Monday, October 31, 2016

A Lesson of War

There is a good piece in the Wall Street Journal Opinion section today, quoting University of Pennsylvania professor Arthur Waldron.  It is interesting because the root of the story is not quite what the quote seems to convey.  The quote is:  “Compromise” is a scarce concept in Chinese theories of conflict. Rather the phrase they use is ni si wo huo—“you die, I live.” That is not “win-win.” . . .

It is what I have been saying about China for many years now.  They pretend to be cooperating with the rest of the world, but their main course of action is to look out for their own interests, very diverse and complicated as they are.  The South China Sea comes to mind.  They have managed to militarize the area without admitting to it, change the mind of their protagonist the Philippines, and lay claim to territory that any number of other countries claim as their own.  They live;  those other claims die.  Just in case the little dictator in the Philippines has not noticed, his interests are their interests as long as he does what they want - no more or less.
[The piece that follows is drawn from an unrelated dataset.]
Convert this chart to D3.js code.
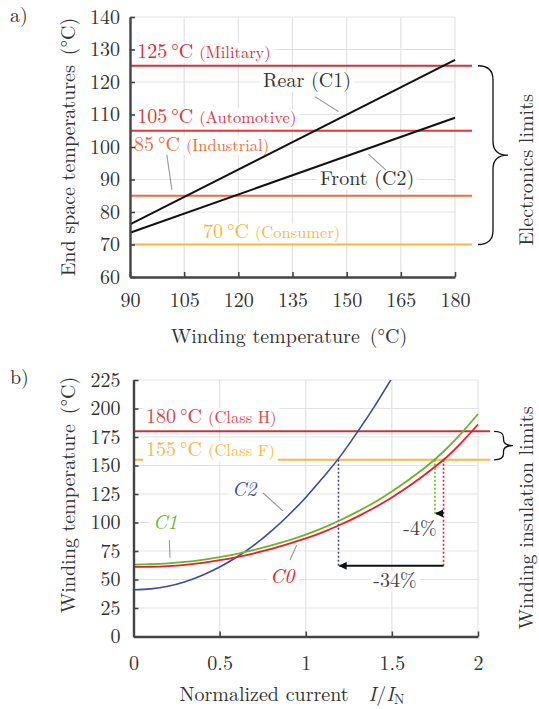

As to the United States, those lessons will be lost after the next election and we will reengage, almost as if the whole thing just started on January 20th with the swearing in of a new administration.  This is supposed to be why we have career government employees - to span the comings and goings of politicians and still do the job.  As we have been finding out, too many of those people are becoming politically aligned, and more than just the rising number of political appointees allowed to any new administration.  That class used to be our continuity of government, but it is largely gone now.  We should think more about making some agencies like the Department of Justice exempt from appointing anyone who might not place the administration of justice above politics.  Republicans and Democrats both decry the situation we have, but neither of them wants any part of changing it.

The lesson of war is that political systems like ours are not well suited to defeating the Chinese who are centrally managed and ruthlessly consistent in their application of their world view.